Peer-to-peer counseling is effective because clients are treated as people, not just drug addicts and alcoholics, said Brandi Bonner, who has been going to the Glacier Center for Families on and off for three years.
"The way they go about things make you want to be a better person," said Bonner, also a recovering meth addict. "They're in the business of saving lives and reuniting families. I really believe that."
The center also holds a parenting class, realizing that for recovering addicts responsible parenting is often an unlearned skill. The classes, however, also are well-attended by nonaddicts looking to reunify a broken family after a long separation or people just looking for a new way to relate with their children.
"They didn't just tell me how to be a parent," Bonner said. "They're there as a friend and a support group.
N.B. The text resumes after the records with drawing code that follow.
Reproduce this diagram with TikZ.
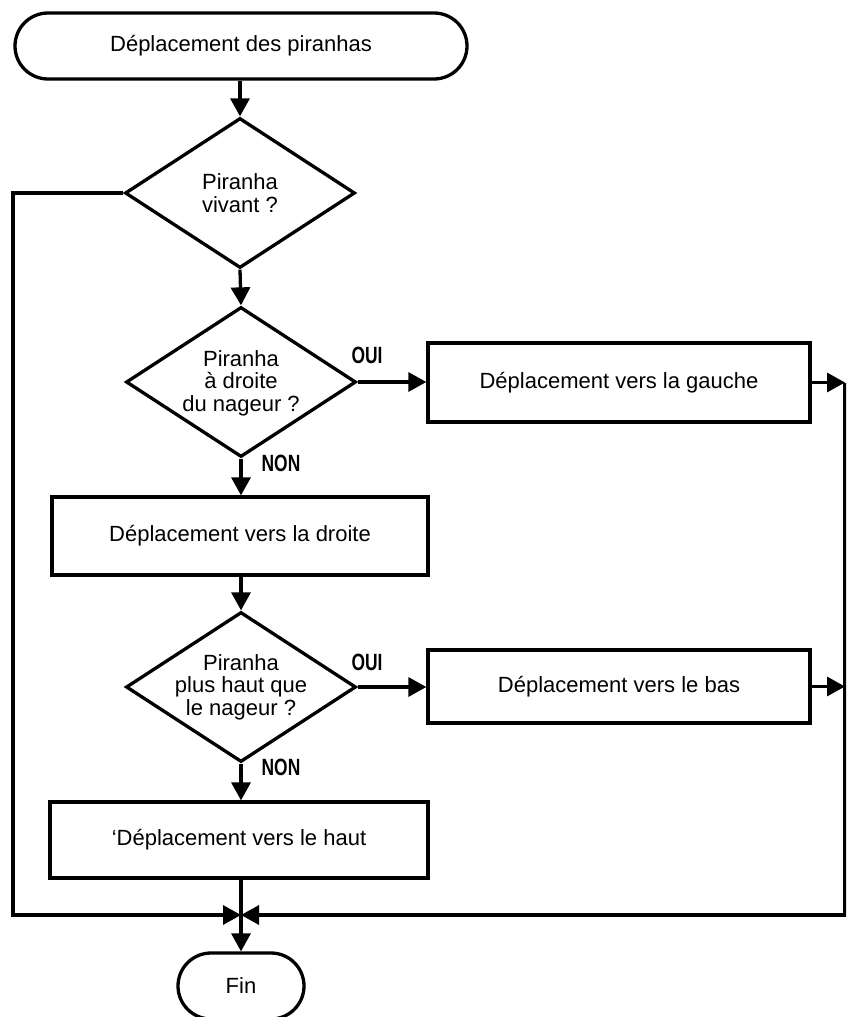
\documentclass[tikz,border=0pt]{standalone}
\usepackage{fontspec}
\setmainfont{Liberation Sans}
\newfontfamily\condfont{Liberation Sans}[FakeStretch=0.74]
\usetikzlibrary{shapes.geometric,arrows.meta}
\begin{document}
\begin{tikzpicture}[x=1pt,y=-1pt, line width=3.3pt,
 every node/.style={font=\fontsize{22}{22.5}\selectfont},
 term/.style={draw, rounded corners=33pt, minimum height=66pt, inner sep=0pt},
 box/.style={draw, rectangle, inner sep=0pt},
 dia/.style={draw, diamond, inner sep=0pt, minimum width=230pt, minimum height=150pt},
 txt/.style={align=center, inner sep=0pt},
 lbl/.style={font={\fontsize{23.5}{23.5}\condfont\bfseries}, inner sep=0pt},
 arr/.style={-{Triangle[length=18pt,width=19pt]}}
]
\clip (0,0) rectangle (846,1017);
\fill[white] (0,0) rectangle (846,1017);

\node[term, minimum width=452pt] (start) at (241,46) {Déplacement des piranhas};
\node[dia] (d1) at (240,193) {};
\node[txt] (d1t) at (240,193) {Piranha\\vivant ?};
\node[dia] (d2) at (241,382) {};
\node[txt] (d2t) at (241,383) {Piranha\\à droite\\du nageur ?};
\node[box, minimum width=382pt, minimum height=79pt] (b1) at (619,382.5) {Déplacement vers la gauche};
\node[box, minimum width=376pt, minimum height=78pt] (b2) at (240,536) {Déplacement vers la droite};
\node[dia] (d3) at (241,687) {};
\node[txt] (d3t) at (241,687) {Piranha\\plus haut que\\le nageur ?};
\node[box, minimum width=382pt, minimum height=73pt] (b3) at (619,686.5) {Déplacement vers le bas};
\node[box, minimum width=378pt, minimum height=76pt] (b4) at (239,840) {‘Déplacement vers le haut};
\node[term, minimum width=126pt] (fin) at (241,986) {Fin};

\node[lbl] (oui1) at (367,355) {OUI};
\node[lbl] (non1) at (281,463) {NON};
\node[lbl] (oui2) at (367,662) {OUI};
\node[lbl] (non2) at (281,767) {NON};

\coordinate (lx) at (13,0);
\coordinate (rx) at (845,0);
\coordinate (j) at (241,915);

\draw[arr] (start.south -| d1.north) -- (d1.north);
\draw[arr] (d1.south) -- (d2.north);
\draw[arr] (d2.east) -- (d2.east -| b1.west);
\draw[arr] (d2.south) -- (d2.south |- b2.north);
\draw[arr] (b2.south -| d3.north) -- (d3.north);
\draw[arr] (d3.east) -- (d3.east -| b3.west);
\draw[arr] (d3.south) -- (d3.south |- b4.north);
\draw[arr] (b4.south -| fin.north) -- (fin.north);
\draw[arr] (b1.east) -- (b1.east -| rx);
\draw[arr] (b3.east) -- (b3.east -| rx);
\draw[arr] (d1.west) -- (d1.west -| lx) -- (lx |- j) -- (j);
\draw[arr] (b1.east -| rx) -- (rx |- j) -- (j);
\end{tikzpicture}
\end{document}
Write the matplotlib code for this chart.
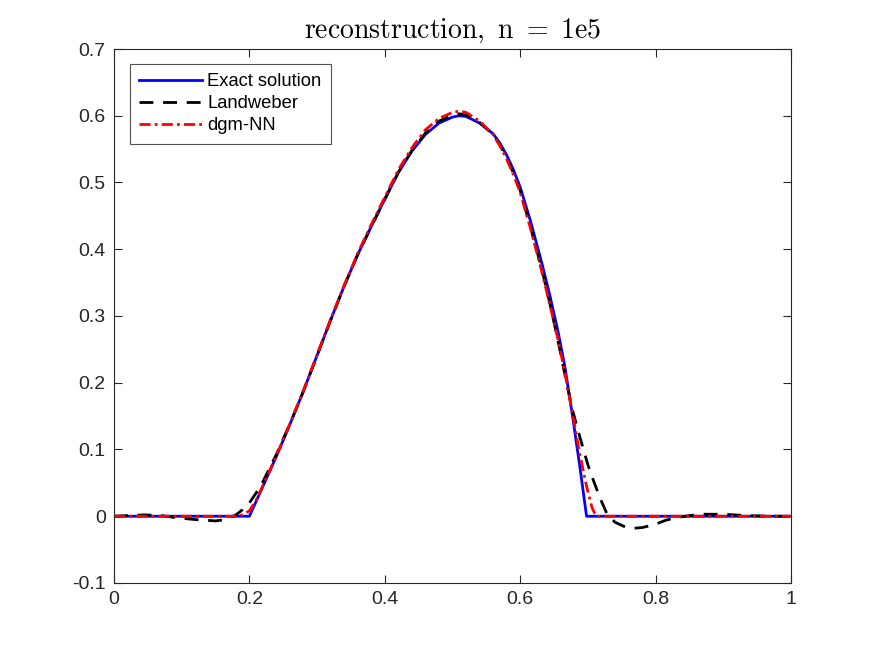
#!/usr/bin/env python3
# -*- coding: utf-8 -*-

"""
reconstruction plot (exact / Landweber / dgm-NN)
"""

import matplotlib
matplotlib.use('Agg')
import matplotlib.pyplot as plt

# exact solution
x_exact = [0.0, 0.2, 0.22, 0.24, 0.26, 0.28, 0.30, 0.32, 0.34, 0.36, 0.38,
           0.40, 0.42, 0.44, 0.46, 0.48, 0.50, 0.51, 0.52, 0.54, 0.56, 0.57,
           0.58, 0.59, 0.60, 0.615, 0.632, 0.644, 0.656, 0.666, 0.677, 0.688,
           0.698, 1.0]
y_exact = [0.0, 0.0, 0.045, 0.090, 0.138, 0.188, 0.241, 0.294, 0.345, 0.392,
           0.434, 0.475, 0.515, 0.547, 0.572, 0.589, 0.598, 0.600, 0.599,
           0.589, 0.573, 0.559, 0.541, 0.519, 0.493, 0.443, 0.379, 0.330,
           0.276, 0.224, 0.152, 0.075, 0.0, 0.0]

# Landweber
x_lw = [0.0, 0.02, 0.045, 0.07, 0.09, 0.12, 0.15, 0.165, 0.18, 0.19, 0.20,
        0.21, 0.22, 0.24, 0.26, 0.28, 0.30, 0.32, 0.34, 0.36, 0.38, 0.40,
        0.42, 0.44, 0.46, 0.48, 0.50, 0.51, 0.52, 0.54, 0.56, 0.57, 0.58,
        0.59, 0.60, 0.615, 0.632, 0.644, 0.656, 0.666, 0.677, 0.688, 0.70,
        0.708, 0.718, 0.728, 0.74, 0.755, 0.767, 0.78, 0.797, 0.815, 0.831,
        0.85, 0.87, 0.90, 0.934, 0.97, 1.0]
y_lw = [0.0, 0.001, 0.002, 0.001, -0.002, -0.005, -0.007, -0.005, 0.002,
        0.010, 0.020, 0.035, 0.052, 0.093, 0.139, 0.188, 0.241, 0.294,
        0.345, 0.392, 0.434, 0.475, 0.515, 0.548, 0.574, 0.592, 0.601, 0.603,
        0.601, 0.590, 0.572, 0.556, 0.537, 0.514, 0.488, 0.434, 0.370, 0.318,
        0.262, 0.212, 0.160, 0.119, 0.077, 0.054, 0.027, 0.004, -0.009,
        -0.016, -0.018, -0.017, -0.013, -0.006, -0.002, 0.001, 0.003, 0.003,
        0.001, 0.0, 0.0]

# dgm-NN
x_nn = [0.0, 0.185, 0.2, 0.21, 0.22, 0.24, 0.26, 0.28, 0.30, 0.32, 0.34,
        0.36, 0.38, 0.40, 0.42, 0.44, 0.46, 0.48, 0.50, 0.51, 0.52, 0.54,
        0.56, 0.57, 0.58, 0.59, 0.60, 0.615, 0.632, 0.644, 0.656, 0.666,
        0.677, 0.688, 0.698, 0.706, 0.712, 1.0]
y_nn = [0.0, 0.0, 0.008, 0.024, 0.046, 0.091, 0.139, 0.189, 0.242, 0.295,
        0.346, 0.394, 0.437, 0.478, 0.519, 0.552, 0.579, 0.596, 0.605, 0.607,
        0.605, 0.592, 0.572, 0.555, 0.535, 0.512, 0.485, 0.432, 0.366,
        0.316, 0.264, 0.215, 0.155, 0.093, 0.045, 0.013, 0.0, 0.0]

xticks = [0, 0.2, 0.4, 0.6, 0.8, 1]
xticklabels = ['0', '0.2', '0.4', '0.6', '0.8', '1']
yticks = [-0.1, 0, 0.1, 0.2, 0.3, 0.4, 0.5, 0.6, 0.7]
yticklabels = ['-0.1', '0', '0.1', '0.2', '0.3', '0.4', '0.5', '0.6', '0.7']

plt.rcParams['font.family'] = ['Liberation Sans', 'DejaVu Sans']
plt.rcParams['mathtext.fontset'] = 'cm'

fig = plt.figure(figsize=(8.75, 6.56), dpi=100)
ax = fig.add_axes([0.1303, 0.1113, 0.7737, 0.814])

ax.plot(x_exact, y_exact, '-', color=(0, 0, 1), lw=2.0, label='Exact solution')
ax.plot(x_lw, y_lw, '--', color='black', lw=2.0, dashes=(5, 3.5), label='Landweber')
ax.plot(x_nn, y_nn, '-.', color=(1, 0, 0), lw=2.0, dashes=(4, 1.5, 1, 1.5), label='dgm-NN')

ax.set_xlim(0, 1)
ax.set_ylim(-0.1, 0.7)
ax.set_xticks(xticks)
ax.set_xticklabels(xticklabels)
ax.set_yticks(yticks)
ax.set_yticklabels(yticklabels)

axcol = (0.15, 0.15, 0.15)
for s in ax.spines.values():
    s.set_color(axcol)
    s.set_linewidth(0.8)
ax.tick_params(direction='in', top=True, right=True, length=6, width=0.8,
               colors=axcol, labelcolor=axcol, labelsize=14, pad=6)

ax.set_title(r'$\mathrm{reconstruction,\ n\ =\ 1e5}$', fontsize=20, pad=8)

leg = ax.legend(loc='upper left', bbox_to_anchor=(0.024, 0.972), fontsize=13.2,
                frameon=True, fancybox=False, edgecolor=axcol, handlelength=3.4,
                borderpad=0.5, labelspacing=0.28, handletextpad=0.3,
                borderaxespad=0)
leg.get_frame().set_linewidth(0.8)

plt.savefig('out.png', dpi=100)
plt.close()
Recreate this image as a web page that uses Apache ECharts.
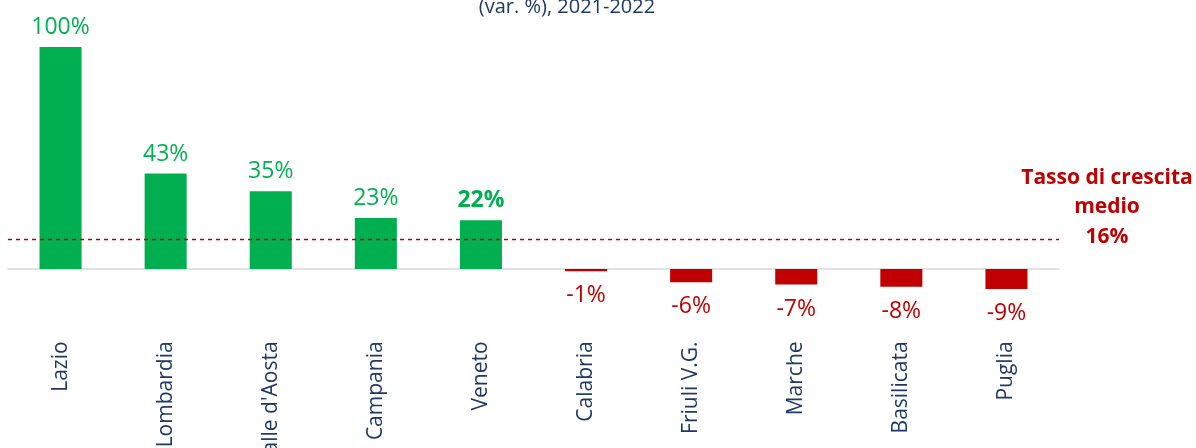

I have a good life now. I'm a good mom."
Ryan and McDonald teach classes on attachment and loss, child development, organization, discipline, anger management, media literacy, effects of drugs and alcohol on children and working with the different social-service agencies.
"We need them to have the tools and some of the problem solving abilities to take care of these things by themselves," said McDonald, adding that a lot of what the center does is teach clients how to use outside resources available to them.
Open since September 2006, the center serves clients from Essex to Libby and from Whitefish to Lakeside.
Clients are referred for drug-testing work from a variety of social-service agencies throughout the valley, the court system, private businesses and even parents off the street.
Ryan and McDonald like to say the Flathead Valley often is simply poverty with a view. But with their brand of accountability and support, people are offered a hand up.
"Really what matters is that we answer the phone," said Ryan. "That's what we're there for."